I want to see a 2.5 vs. a 3 inch dyno. I want to see the powerband difference. Where the 3 inch may have improved upon the stock everywhere I want to see how much more/less the 2.5 did throughout the powerband.
Nobody has done a 2.5in dyno to my knowledge.

Quote »There is a point where decreasing backpressure more and more will no longer provide substantial gains in peak power but will now cause a loss in power.[/quote]Hey, good job proving you know d!ck about why exhaust systems of differing diameters make different amounts of power. Losing backpressure can never make you lose power.

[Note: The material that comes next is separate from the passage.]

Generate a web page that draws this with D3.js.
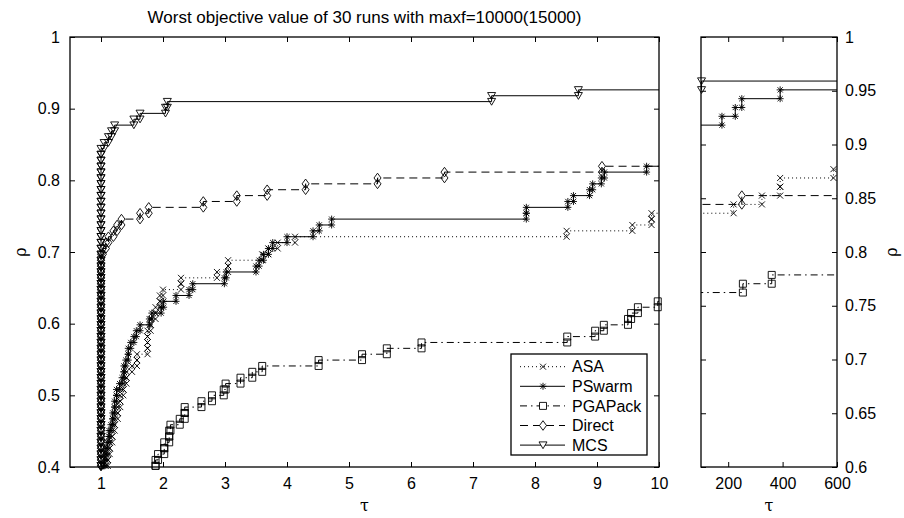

Backpressure is never good. What IS good, however, is exhaust velocity. Reason being that improved exhaust velocity, in addition to low backpressure, significantly helps exhaust scavenging, and cylinder filling during the cam overlap period. Now, due to the bernoulli effect, as the velocity of your exhaust stream increases, the pressure across your exhaust system decreases, which can actually create negative pressure in your exhaust pipe. This is why a properly sized pipe is important. If you run an open header you're going to have 0 backpressure undoubtedly, but your velocity also isn't going to be very high. So you'll get maximal gains from having no backpressure, but will never gain extra from good velocity. While a 2.5" system will gain you more with respect to velocity at lower RPM, it will also cause a restriction as your exhaust CFM increases, and will begin to CAUSE backpressure. A 3" system might lose 2 or 3 whp compare to a 2.5" system in the 3000-4000 range, and they'll be about equal from 4000-5000 but in the 5000+ range, it's going to be considerably better than the 2.5" system, because not only is it not creating backpressure unlike the 2.5", but you are also gaining good velocity at that CFM.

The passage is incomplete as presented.